Una novela que resiste y resiste el paso de las modas, y el pensamiento único del consumismo desaforado en la mesa de novedades, es El complot mongol, del mexicano Rafael Bernal. Publicada en 1969, se considera como la primera novela de género negro mexicana. Conocía esta obra ya desde hacía unos años. Tuve la oportunidad de leerla en una vieja edición hispanoamericana y ahora, afortunadamente, Libros del Asteroide ha decidido publicarla en uno de sus cuidados volúmenes. Su protagonista, el detective Filiberto García, ese “fabricante de muertos pinches”, tal y como se define, no merecía menos.

Gesualdo Bufalino no fue un escritor de novela negra. Y Gesualdo Bufalino tampoco fue escritor durante gran parte de su vida, puesto que el éxito le llegó a los 60 años. Entonces, uno de los más brillantes autores italianos del siglo XX, publicó un puñado de novelas extraordinarias y, entre ellas, una pequeña obrita maestra titulada Qui pro cuo (Anagrama). La novela, bastante corta —175 páginas que se devoran en un instante— es un homenaje a Agatha Christie y un ejercicio de ese humor barroco del italiano. Como el mismo definía su novela en un texto introductorio, se trata de “una excursión dominical a los terrenos de la novela policiaca”. Y, además, el libro trata de la muerte de un editor en su casa de vacaciones… (no negaré que esta perspectiva me cautiva).

Llegamos al agónico panorama literario español, que en este asunto de la novela negra no es ajeno al desastre literario general en el que vivimos inmersos. Se escriben y se publican una cantidad de este tipo de obras, un género que resulta un varadero para tipos sin talento, un contenedor de fracasados, desaprensivos y diletantes. De hecho, algunos de los grandes popes del género han perpetrado los productos literarios más infames que se hayan publicado en nuestro país. Estos productos literarios, o emanaciones culturales, porque me niego a calificarlos como novelas, han copado —y copan— las listas de los libros más vendidos y desfilan, arrogantes y altivos, ocupando su sitio de privilegio sobre las irritantes mesas de novedades de las librerías.

Afortunadamente, siempre se cuelan por un túnel o una alcantarilla, depende del momento, escritores que sí merecen la pena y, de esa forma, dignifican esta profesión a la que me dedico y que a veces es comparable a la de un paria que rebuscase su sustento entre las miasmas de un basurero. No son muchos, es cierto, pero no quiero dejar de mencionar aquí a algunos como Esteban Navarro (al que dediqué mi primera entrada de El Odradek en Achtungmag), toda una máquina de crear ficciones con una larga producción literaria, y a un joven y prometedor escritor, Alejandro Feito que, en su ópera prima titulada La caricia del verdugo (Planeta), nos presenta a un sicario muy peculiar: Radu Dumukrat, un romaní inmerso en una novela que tiene mucho de polar —el cine policiaco francés de los años 60 y 70—. Tampoco voy a dejar pasar aquí una de las novedades más interesantes del año, un brillante ejercicio que mezcla el cine, el suspense, y un grupo de espías: Gilda en los Andes (Berenice) de Fernando Marañón, y que en un momento determinado desplaza su acción a terrenos árticos como una hiriente deconstrucción, cargada de mala leche, de esa moda que nos invade: la novela nórdica de crímenes y detectives.

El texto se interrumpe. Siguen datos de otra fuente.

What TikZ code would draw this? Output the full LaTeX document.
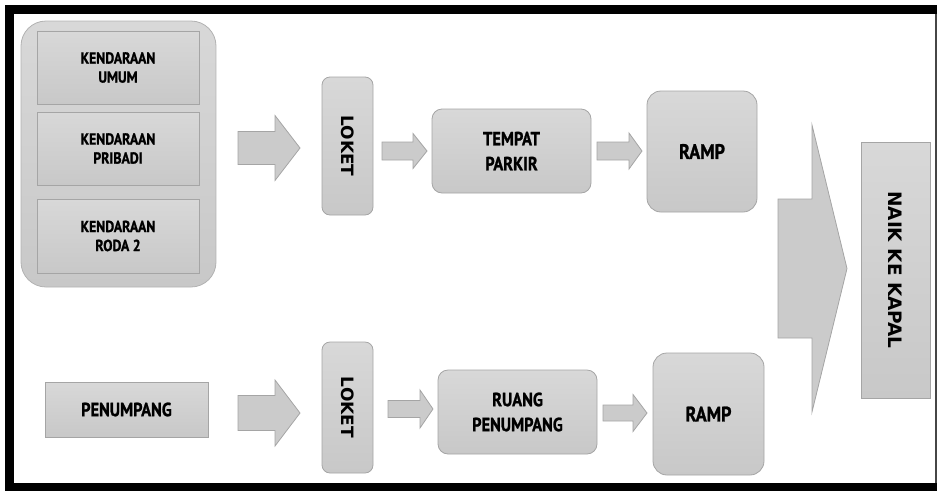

Así es la realidad de la novela de género, achacosa en este país en donde unos pocos pretenden hacernos creer que goza de una salud inmejorable. Tal vez dedique otro momento a comentar los problemas y deterioros que ha experimentado la novela histórica, el otro gran género veraniego, y reflexione sobre el infinito daño que han hecho Dan Brown o Ken Follet. Si en la novela histórica hubo un momento en que todo eran códigos a descifrar o catedrales que construir, parece que en la novela negra, últimamente, las referencias son esos impersonales detectives nórdicos importados de los ficticios Estados del bienestar. Lo que se lleva ahora es el muerto del Ikea, el crimen vikingo o el misterio que vino del frío. Sería muy bueno que alguno de los capos de la novela negra española se fijase en Goya y en su Duelo a garrotazos para recuperar, así, nuestra carpetovetónica tradición del navajazo de Albacete y la ginebrita con limón.

Porque España no es país de Martinis agitados ni revueltos, ni de bourbon, ni siquiera de chicas que sueñen con una cerilla y un bidón de gasolina (aunque esto resulte difícil de creer) y el camino del epígono, siempre, es un viaje directo hacia el aburrimiento que termina en fracaso.